* _Material provided_
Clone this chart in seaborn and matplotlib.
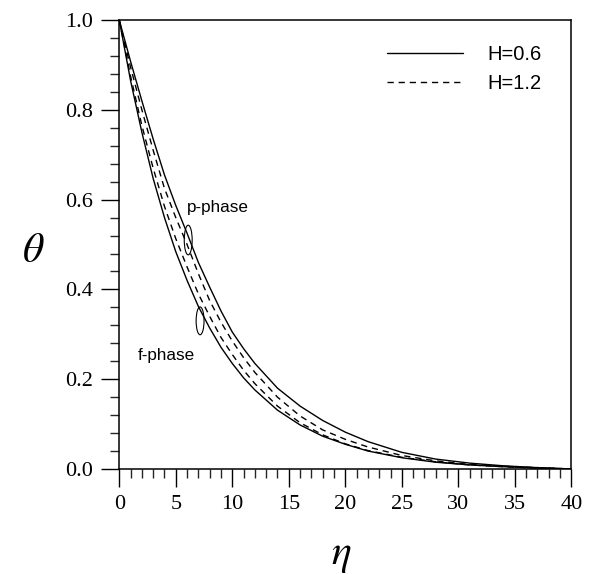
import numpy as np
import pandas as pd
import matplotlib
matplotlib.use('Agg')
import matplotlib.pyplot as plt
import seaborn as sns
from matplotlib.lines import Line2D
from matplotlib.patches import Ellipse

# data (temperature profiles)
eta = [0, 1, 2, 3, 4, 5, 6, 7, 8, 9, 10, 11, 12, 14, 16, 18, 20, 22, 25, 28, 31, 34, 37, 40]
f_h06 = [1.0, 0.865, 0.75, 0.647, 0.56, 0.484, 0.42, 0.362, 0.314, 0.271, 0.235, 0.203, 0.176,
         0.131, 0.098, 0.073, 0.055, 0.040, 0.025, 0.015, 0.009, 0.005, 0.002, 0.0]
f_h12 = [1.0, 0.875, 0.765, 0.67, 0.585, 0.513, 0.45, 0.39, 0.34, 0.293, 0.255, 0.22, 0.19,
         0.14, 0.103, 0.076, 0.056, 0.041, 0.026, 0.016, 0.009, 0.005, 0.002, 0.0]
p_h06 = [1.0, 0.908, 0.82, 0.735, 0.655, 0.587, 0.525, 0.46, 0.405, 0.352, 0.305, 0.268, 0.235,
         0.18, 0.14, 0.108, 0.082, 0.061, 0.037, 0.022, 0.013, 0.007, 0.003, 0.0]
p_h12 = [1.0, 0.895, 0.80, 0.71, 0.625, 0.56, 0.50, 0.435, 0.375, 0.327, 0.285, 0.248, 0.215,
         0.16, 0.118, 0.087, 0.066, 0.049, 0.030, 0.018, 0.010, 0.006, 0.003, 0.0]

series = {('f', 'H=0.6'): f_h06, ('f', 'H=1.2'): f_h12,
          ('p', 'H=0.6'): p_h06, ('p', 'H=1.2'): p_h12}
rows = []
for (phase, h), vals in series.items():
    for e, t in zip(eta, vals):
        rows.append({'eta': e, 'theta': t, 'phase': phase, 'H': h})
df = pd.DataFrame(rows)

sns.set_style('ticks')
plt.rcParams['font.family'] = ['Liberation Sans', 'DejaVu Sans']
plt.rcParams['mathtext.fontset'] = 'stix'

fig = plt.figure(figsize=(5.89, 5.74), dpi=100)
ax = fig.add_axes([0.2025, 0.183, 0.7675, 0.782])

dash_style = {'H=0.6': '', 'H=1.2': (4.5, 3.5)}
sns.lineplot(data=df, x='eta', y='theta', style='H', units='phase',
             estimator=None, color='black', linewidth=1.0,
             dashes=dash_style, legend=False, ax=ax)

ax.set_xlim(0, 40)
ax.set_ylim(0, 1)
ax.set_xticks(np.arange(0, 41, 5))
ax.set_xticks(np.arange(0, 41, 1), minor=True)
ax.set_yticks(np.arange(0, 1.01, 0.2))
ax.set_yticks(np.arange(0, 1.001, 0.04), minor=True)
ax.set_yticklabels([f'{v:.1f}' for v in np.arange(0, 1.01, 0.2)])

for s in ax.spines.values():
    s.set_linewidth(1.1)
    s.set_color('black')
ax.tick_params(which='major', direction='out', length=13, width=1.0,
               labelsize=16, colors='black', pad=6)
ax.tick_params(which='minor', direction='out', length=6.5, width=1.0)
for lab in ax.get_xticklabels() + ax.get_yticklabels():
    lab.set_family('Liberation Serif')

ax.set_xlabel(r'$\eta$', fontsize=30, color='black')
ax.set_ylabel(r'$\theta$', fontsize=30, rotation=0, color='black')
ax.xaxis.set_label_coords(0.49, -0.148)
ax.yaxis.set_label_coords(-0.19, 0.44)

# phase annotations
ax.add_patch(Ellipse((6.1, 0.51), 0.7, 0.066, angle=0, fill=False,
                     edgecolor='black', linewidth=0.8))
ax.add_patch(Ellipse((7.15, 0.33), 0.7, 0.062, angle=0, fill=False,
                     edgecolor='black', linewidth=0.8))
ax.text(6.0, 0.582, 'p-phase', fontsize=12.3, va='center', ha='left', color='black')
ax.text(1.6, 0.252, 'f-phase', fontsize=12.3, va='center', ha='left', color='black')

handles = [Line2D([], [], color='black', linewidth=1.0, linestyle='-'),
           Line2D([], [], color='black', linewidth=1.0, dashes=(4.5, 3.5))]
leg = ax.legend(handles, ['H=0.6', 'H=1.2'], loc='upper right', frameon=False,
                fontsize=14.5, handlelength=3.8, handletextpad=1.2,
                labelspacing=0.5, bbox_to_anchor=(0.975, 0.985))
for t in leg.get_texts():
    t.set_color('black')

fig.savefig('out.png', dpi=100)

* _Goal_
In the copy, include no pictures; restate the listing above exactly.

* _Task output_
Clone this chart in seaborn and matplotlib.
import numpy as np
import pandas as pd
import matplotlib
matplotlib.use('Agg')
import matplotlib.pyplot as plt
import seaborn as sns
from matplotlib.lines import Line2D
from matplotlib.patches import Ellipse

# data (temperature profiles)
eta = [0, 1, 2, 3, 4, 5, 6, 7, 8, 9, 10, 11, 12, 14, 16, 18, 20, 22, 25, 28, 31, 34, 37, 40]
f_h06 = [1.0, 0.865, 0.75, 0.647, 0.56, 0.484, 0.42, 0.362, 0.314, 0.271, 0.235, 0.203, 0.176,
         0.131, 0.098, 0.073, 0.055, 0.040, 0.025, 0.015, 0.009, 0.005, 0.002, 0.0]
f_h12 = [1.0, 0.875, 0.765, 0.67, 0.585, 0.513, 0.45, 0.39, 0.34, 0.293, 0.255, 0.22, 0.19,
         0.14, 0.103, 0.076, 0.056, 0.041, 0.026, 0.016, 0.009, 0.005, 0.002, 0.0]
p_h06 = [1.0, 0.908, 0.82, 0.735, 0.655, 0.587, 0.525, 0.46, 0.405, 0.352, 0.305, 0.268, 0.235,
         0.18, 0.14, 0.108, 0.082, 0.061, 0.037, 0.022, 0.013, 0.007, 0.003, 0.0]
p_h12 = [1.0, 0.895, 0.80, 0.71, 0.625, 0.56, 0.50, 0.435, 0.375, 0.327, 0.285, 0.248, 0.215,
         0.16, 0.118, 0.087, 0.066, 0.049, 0.030, 0.018, 0.010, 0.006, 0.003, 0.0]

series = {('f', 'H=0.6'): f_h06, ('f', 'H=1.2'): f_h12,
          ('p', 'H=0.6'): p_h06, ('p', 'H=1.2'): p_h12}
rows = []
for (phase, h), vals in series.items():
    for e, t in zip(eta, vals):
        rows.append({'eta': e, 'theta': t, 'phase': phase, 'H': h})
df = pd.DataFrame(rows)

sns.set_style('ticks')
plt.rcParams['font.family'] = ['Liberation Sans', 'DejaVu Sans']
plt.rcParams['mathtext.fontset'] = 'stix'

fig = plt.figure(figsize=(5.89, 5.74), dpi=100)
ax = fig.add_axes([0.2025, 0.183, 0.7675, 0.782])

dash_style = {'H=0.6': '', 'H=1.2': (4.5, 3.5)}
sns.lineplot(data=df, x='eta', y='theta', style='H', units='phase',
             estimator=None, color='black', linewidth=1.0,
             dashes=dash_style, legend=False, ax=ax)

ax.set_xlim(0, 40)
ax.set_ylim(0, 1)
ax.set_xticks(np.arange(0, 41, 5))
ax.set_xticks(np.arange(0, 41, 1), minor=True)
ax.set_yticks(np.arange(0, 1.01, 0.2))
ax.set_yticks(np.arange(0, 1.001, 0.04), minor=True)
ax.set_yticklabels([f'{v:.1f}' for v in np.arange(0, 1.01, 0.2)])

for s in ax.spines.values():
    s.set_linewidth(1.1)
    s.set_color('black')
ax.tick_params(which='major', direction='out', length=13, width=1.0,
               labelsize=16, colors='black', pad=6)
ax.tick_params(which='minor', direction='out', length=6.5, width=1.0)
for lab in ax.get_xticklabels() + ax.get_yticklabels():
    lab.set_family('Liberation Serif')

ax.set_xlabel(r'$\eta$', fontsize=30, color='black')
ax.set_ylabel(r'$\theta$', fontsize=30, rotation=0, color='black')
ax.xaxis.set_label_coords(0.49, -0.148)
ax.yaxis.set_label_coords(-0.19, 0.44)

# phase annotations
ax.add_patch(Ellipse((6.1, 0.51), 0.7, 0.066, angle=0, fill=False,
                     edgecolor='black', linewidth=0.8))
ax.add_patch(Ellipse((7.15, 0.33), 0.7, 0.062, angle=0, fill=False,
                     edgecolor='black', linewidth=0.8))
ax.text(6.0, 0.582, 'p-phase', fontsize=12.3, va='center', ha='left', color='black')
ax.text(1.6, 0.252, 'f-phase', fontsize=12.3, va='center', ha='left', color='black')

handles = [Line2D([], [], color='black', linewidth=1.0, linestyle='-'),
           Line2D([], [], color='black', linewidth=1.0, dashes=(4.5, 3.5))]
leg = ax.legend(handles, ['H=0.6', 'H=1.2'], loc='upper right', frameon=False,
                fontsize=14.5, handlelength=3.8, handletextpad=1.2,
                labelspacing=0.5, bbox_to_anchor=(0.975, 0.985))
for t in leg.get_texts():
    t.set_color('black')

fig.savefig('out.png', dpi=100)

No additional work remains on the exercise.